WORK INSTRUCTIONS: Pictures stay out of the copy. Repeat exactly the lines from the first entry below through the line that contains "4.38, 4.41, 4.44, 4.47]", and nothing beyond.

MATERIAL TO PROCESS:
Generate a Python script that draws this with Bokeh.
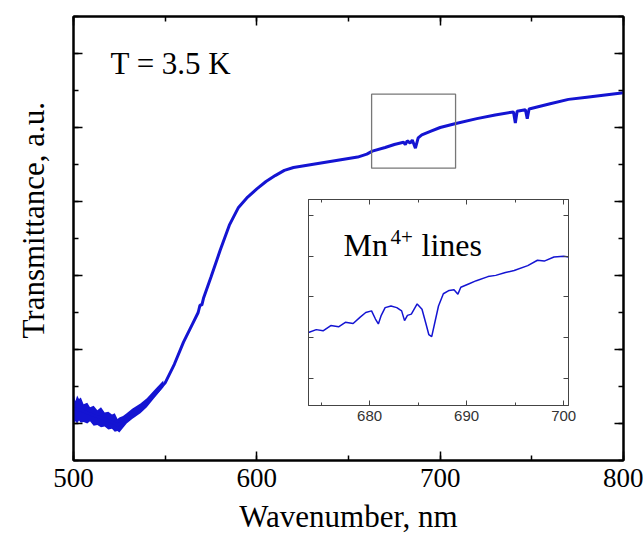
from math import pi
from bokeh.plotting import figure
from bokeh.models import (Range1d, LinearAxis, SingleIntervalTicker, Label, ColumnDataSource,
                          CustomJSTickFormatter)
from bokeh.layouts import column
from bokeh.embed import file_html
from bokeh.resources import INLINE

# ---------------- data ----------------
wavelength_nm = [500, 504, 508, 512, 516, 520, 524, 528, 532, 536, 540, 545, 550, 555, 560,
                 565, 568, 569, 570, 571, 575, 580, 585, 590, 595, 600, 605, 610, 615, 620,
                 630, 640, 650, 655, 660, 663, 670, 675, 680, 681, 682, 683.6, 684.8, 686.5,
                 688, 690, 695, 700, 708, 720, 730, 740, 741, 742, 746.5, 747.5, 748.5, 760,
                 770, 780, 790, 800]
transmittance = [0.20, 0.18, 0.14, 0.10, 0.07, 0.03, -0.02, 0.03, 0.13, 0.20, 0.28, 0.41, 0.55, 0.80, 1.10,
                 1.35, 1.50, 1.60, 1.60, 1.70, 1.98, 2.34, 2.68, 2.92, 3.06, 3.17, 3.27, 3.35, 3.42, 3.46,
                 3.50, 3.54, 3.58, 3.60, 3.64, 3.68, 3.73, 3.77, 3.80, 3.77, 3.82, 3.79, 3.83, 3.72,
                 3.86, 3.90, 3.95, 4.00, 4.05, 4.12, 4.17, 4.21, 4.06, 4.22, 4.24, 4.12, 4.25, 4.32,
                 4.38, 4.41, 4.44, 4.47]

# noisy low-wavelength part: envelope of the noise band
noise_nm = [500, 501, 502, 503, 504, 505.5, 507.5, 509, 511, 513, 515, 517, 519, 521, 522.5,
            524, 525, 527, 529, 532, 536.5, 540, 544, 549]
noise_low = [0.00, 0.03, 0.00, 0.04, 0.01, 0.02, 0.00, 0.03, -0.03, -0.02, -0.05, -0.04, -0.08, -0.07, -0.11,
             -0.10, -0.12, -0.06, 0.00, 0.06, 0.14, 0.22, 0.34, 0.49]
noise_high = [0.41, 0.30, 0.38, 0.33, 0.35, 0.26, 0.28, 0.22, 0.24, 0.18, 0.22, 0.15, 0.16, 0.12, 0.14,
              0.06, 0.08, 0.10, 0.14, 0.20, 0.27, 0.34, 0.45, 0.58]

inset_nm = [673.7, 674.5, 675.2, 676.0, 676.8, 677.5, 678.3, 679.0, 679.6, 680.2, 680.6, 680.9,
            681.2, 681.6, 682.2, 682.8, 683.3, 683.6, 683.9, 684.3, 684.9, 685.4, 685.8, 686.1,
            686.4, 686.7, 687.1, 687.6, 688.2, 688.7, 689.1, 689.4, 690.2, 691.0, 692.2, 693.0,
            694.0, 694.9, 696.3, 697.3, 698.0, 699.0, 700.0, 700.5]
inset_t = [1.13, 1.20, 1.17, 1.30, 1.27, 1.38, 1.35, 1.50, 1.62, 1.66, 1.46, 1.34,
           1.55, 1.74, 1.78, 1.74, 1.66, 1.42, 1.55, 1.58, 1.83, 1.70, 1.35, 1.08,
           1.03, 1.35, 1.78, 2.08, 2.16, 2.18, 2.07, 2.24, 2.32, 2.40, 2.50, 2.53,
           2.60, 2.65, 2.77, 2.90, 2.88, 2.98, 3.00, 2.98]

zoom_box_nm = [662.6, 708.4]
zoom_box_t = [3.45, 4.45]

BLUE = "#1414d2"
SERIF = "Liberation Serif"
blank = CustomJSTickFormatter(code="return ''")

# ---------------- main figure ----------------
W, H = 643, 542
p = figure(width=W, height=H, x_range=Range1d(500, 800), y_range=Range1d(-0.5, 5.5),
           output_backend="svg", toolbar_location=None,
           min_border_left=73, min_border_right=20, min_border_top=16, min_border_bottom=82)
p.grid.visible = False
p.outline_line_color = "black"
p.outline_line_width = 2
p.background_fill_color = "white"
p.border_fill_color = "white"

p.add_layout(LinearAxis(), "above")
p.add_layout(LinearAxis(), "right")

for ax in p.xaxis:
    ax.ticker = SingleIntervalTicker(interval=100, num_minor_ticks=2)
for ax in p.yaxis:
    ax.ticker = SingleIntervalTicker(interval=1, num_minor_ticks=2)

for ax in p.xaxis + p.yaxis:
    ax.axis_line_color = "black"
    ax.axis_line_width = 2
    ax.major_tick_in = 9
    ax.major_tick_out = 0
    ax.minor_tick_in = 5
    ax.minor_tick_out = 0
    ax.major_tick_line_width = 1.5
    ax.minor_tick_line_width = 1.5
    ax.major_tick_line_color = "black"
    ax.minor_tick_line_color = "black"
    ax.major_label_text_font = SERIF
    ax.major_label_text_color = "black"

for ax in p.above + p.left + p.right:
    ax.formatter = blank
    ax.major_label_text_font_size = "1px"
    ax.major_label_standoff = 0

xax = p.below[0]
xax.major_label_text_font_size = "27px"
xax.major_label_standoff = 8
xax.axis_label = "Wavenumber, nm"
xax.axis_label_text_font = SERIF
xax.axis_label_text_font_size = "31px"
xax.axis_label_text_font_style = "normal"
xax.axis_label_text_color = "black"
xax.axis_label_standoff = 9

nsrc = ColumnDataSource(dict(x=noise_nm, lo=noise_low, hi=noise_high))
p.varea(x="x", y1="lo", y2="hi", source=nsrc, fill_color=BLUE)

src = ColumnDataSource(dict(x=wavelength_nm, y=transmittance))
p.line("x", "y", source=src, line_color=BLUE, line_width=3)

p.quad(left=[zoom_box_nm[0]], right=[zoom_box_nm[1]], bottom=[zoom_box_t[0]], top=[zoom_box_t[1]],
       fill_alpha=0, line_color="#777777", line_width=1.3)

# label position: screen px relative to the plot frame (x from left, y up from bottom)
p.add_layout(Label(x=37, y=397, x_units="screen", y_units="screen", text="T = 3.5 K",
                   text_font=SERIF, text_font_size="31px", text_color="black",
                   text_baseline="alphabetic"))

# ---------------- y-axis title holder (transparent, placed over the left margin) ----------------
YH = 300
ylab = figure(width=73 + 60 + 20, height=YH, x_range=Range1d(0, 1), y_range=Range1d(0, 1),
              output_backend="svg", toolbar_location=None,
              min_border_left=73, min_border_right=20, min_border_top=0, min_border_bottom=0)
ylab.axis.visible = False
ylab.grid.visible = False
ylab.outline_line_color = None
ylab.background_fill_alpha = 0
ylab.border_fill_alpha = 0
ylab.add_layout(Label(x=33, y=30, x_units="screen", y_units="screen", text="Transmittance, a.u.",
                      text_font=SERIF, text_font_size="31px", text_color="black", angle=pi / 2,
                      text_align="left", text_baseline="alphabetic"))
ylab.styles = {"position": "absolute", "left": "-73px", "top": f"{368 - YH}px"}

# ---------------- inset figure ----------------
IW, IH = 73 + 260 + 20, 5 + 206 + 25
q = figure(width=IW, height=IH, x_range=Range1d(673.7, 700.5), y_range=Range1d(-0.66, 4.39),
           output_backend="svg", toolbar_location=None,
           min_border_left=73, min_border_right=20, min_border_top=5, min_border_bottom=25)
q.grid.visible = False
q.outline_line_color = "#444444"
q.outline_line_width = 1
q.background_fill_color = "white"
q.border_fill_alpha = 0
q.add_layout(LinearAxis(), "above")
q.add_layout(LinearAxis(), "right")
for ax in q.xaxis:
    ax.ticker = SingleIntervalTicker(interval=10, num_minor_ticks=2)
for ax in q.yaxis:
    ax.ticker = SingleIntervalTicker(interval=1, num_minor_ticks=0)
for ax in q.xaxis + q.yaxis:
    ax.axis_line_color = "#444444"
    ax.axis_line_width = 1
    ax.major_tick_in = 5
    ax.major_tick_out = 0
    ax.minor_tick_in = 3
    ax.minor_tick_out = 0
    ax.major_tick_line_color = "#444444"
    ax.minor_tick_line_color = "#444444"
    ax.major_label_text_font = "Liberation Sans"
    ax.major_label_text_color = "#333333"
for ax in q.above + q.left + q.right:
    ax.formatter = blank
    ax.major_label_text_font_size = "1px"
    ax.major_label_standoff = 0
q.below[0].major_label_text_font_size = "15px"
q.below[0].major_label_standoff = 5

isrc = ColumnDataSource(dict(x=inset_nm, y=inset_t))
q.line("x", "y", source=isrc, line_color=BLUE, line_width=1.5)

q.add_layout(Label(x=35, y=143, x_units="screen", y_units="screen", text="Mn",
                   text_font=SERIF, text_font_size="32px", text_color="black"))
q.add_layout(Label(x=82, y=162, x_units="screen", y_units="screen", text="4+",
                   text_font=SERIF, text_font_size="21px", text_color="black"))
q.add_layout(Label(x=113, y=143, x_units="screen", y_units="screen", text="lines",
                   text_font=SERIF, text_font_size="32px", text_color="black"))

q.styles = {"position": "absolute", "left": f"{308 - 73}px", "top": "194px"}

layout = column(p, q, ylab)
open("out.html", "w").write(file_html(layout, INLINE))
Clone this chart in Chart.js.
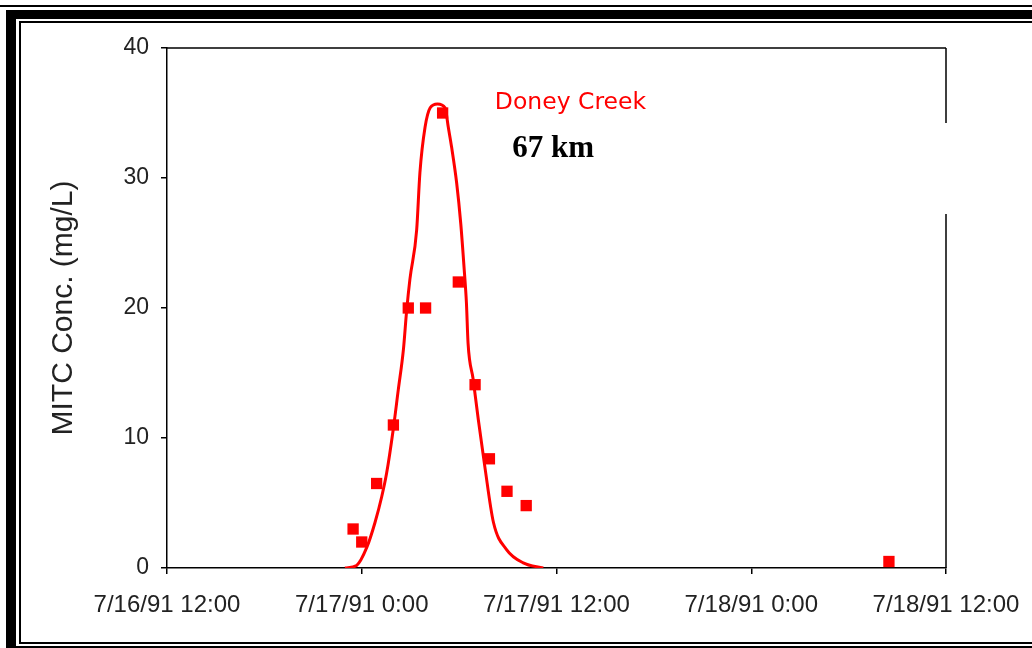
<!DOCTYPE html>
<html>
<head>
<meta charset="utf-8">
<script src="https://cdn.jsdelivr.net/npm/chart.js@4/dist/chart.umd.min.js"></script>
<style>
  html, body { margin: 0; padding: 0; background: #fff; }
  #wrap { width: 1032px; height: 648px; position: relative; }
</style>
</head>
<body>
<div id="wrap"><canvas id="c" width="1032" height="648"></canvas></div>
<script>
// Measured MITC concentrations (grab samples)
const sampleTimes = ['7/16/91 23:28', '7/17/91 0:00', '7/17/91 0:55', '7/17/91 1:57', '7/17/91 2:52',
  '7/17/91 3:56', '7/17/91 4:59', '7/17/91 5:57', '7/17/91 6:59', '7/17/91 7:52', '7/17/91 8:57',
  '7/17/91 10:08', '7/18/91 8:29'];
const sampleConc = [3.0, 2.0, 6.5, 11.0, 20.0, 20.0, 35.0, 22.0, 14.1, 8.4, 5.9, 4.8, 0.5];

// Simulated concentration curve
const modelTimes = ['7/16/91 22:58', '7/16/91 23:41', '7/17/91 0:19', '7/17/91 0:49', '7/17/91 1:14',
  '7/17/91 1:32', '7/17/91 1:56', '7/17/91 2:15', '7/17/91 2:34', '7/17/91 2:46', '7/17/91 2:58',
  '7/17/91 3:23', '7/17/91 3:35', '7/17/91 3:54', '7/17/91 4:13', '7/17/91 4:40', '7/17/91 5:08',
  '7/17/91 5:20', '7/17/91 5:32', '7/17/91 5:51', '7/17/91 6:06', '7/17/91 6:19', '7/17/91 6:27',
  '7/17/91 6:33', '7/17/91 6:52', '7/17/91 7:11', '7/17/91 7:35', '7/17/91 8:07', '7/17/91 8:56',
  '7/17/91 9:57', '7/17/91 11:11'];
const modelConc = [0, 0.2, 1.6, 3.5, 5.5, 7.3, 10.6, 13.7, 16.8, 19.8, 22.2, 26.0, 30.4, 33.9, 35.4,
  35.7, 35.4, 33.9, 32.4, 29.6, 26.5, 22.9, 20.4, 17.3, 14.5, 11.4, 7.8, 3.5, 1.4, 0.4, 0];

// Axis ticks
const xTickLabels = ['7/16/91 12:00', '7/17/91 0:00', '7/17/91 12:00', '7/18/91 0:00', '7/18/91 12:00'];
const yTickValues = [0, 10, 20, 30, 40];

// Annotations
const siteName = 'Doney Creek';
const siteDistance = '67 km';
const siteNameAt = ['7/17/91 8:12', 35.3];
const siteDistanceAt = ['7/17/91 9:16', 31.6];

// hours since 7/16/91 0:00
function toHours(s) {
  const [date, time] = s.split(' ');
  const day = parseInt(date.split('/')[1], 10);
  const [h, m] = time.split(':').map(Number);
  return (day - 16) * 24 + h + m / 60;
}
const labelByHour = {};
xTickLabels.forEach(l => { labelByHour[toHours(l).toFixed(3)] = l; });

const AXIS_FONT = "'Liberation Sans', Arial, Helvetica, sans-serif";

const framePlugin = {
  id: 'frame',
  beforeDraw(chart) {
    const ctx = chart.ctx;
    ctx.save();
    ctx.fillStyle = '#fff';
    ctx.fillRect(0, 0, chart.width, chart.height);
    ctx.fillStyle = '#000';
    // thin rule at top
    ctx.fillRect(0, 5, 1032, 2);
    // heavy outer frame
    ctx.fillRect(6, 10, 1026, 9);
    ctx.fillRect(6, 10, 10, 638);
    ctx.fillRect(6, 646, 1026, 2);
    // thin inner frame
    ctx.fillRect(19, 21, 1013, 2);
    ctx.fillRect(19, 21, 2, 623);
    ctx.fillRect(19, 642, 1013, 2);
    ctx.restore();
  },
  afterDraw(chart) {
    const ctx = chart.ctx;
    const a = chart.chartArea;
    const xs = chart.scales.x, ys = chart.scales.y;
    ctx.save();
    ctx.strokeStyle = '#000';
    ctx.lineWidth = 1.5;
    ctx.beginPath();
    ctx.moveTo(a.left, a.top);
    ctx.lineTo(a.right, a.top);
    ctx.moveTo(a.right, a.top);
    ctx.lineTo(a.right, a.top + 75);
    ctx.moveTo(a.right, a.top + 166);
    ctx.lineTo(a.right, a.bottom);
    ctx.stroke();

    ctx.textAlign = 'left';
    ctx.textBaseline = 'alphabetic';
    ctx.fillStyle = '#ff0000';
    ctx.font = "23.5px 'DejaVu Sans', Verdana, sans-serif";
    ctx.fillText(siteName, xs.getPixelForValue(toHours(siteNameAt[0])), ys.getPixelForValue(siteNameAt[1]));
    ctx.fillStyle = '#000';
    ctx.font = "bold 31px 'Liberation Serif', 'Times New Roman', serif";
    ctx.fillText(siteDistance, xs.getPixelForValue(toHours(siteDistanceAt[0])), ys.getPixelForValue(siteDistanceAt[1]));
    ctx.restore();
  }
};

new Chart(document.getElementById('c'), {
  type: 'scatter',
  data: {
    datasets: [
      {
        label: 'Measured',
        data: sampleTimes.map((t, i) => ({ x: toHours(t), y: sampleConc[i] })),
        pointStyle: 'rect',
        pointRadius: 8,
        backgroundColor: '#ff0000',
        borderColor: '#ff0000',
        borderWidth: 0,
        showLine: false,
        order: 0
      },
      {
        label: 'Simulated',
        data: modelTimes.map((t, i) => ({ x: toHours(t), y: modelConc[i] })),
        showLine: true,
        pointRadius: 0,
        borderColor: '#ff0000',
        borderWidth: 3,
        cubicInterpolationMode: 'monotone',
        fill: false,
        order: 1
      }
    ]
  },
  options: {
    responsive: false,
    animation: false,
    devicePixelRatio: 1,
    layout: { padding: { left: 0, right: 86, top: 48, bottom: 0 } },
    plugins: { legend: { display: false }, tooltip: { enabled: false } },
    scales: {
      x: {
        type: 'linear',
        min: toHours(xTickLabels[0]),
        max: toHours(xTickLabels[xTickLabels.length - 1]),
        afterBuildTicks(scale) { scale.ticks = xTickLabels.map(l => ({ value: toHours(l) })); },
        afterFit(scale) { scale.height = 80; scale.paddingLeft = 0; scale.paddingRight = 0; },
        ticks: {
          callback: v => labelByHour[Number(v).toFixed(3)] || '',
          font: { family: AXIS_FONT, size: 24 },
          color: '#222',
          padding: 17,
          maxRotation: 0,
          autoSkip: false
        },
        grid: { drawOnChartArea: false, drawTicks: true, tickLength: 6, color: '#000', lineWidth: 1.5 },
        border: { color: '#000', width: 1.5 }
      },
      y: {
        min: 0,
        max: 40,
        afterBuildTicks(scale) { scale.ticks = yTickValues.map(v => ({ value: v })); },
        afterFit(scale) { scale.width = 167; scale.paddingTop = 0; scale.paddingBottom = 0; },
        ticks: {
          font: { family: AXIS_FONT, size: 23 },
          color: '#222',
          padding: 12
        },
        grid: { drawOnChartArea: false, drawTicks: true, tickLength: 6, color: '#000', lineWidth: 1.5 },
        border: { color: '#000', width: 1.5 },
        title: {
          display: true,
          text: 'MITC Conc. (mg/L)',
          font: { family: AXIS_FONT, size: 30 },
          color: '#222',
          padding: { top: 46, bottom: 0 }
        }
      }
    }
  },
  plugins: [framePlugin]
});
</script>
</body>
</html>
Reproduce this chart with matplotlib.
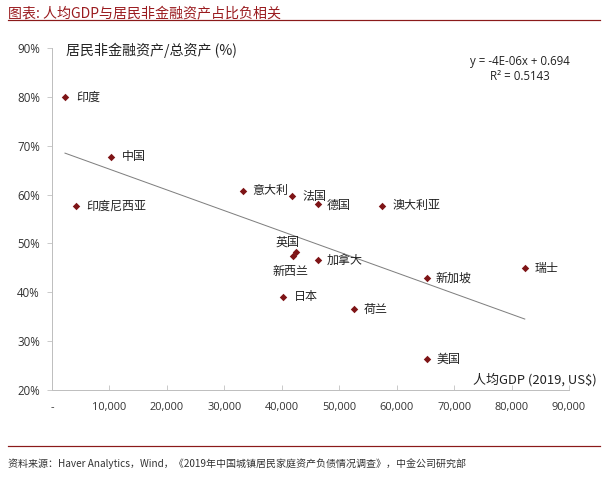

FINISHED ANSWER:
Generate a Python script that draws this with Bokeh.
from math import pi
from bokeh.plotting import figure
from bokeh.models import (Range1d, LinearAxis, SingleIntervalTicker, Label, ColumnDataSource,
                          CustomJSTickFormatter)
from bokeh.layouts import column
from bokeh.embed import file_html
from bokeh.resources import INLINE

# ---------------- data ----------------
wavelength_nm = [500, 504, 508, 512, 516, 520, 524, 528, 532, 536, 540, 545, 550, 555, 560,
                 565, 568, 569, 570, 571, 575, 580, 585, 590, 595, 600, 605, 610, 615, 620,
                 630, 640, 650, 655, 660, 663, 670, 675, 680, 681, 682, 683.6, 684.8, 686.5,
                 688, 690, 695, 700, 708, 720, 730, 740, 741, 742, 746.5, 747.5, 748.5, 760,
                 770, 780, 790, 800]
transmittance = [0.20, 0.18, 0.14, 0.10, 0.07, 0.03, -0.02, 0.03, 0.13, 0.20, 0.28, 0.41, 0.55, 0.80, 1.10,
                 1.35, 1.50, 1.60, 1.60, 1.70, 1.98, 2.34, 2.68, 2.92, 3.06, 3.17, 3.27, 3.35, 3.42, 3.46,
                 3.50, 3.54, 3.58, 3.60, 3.64, 3.68, 3.73, 3.77, 3.80, 3.77, 3.82, 3.79, 3.83, 3.72,
                 3.86, 3.90, 3.95, 4.00, 4.05, 4.12, 4.17, 4.21, 4.06, 4.22, 4.24, 4.12, 4.25, 4.32,
                 4.38, 4.41, 4.44, 4.47]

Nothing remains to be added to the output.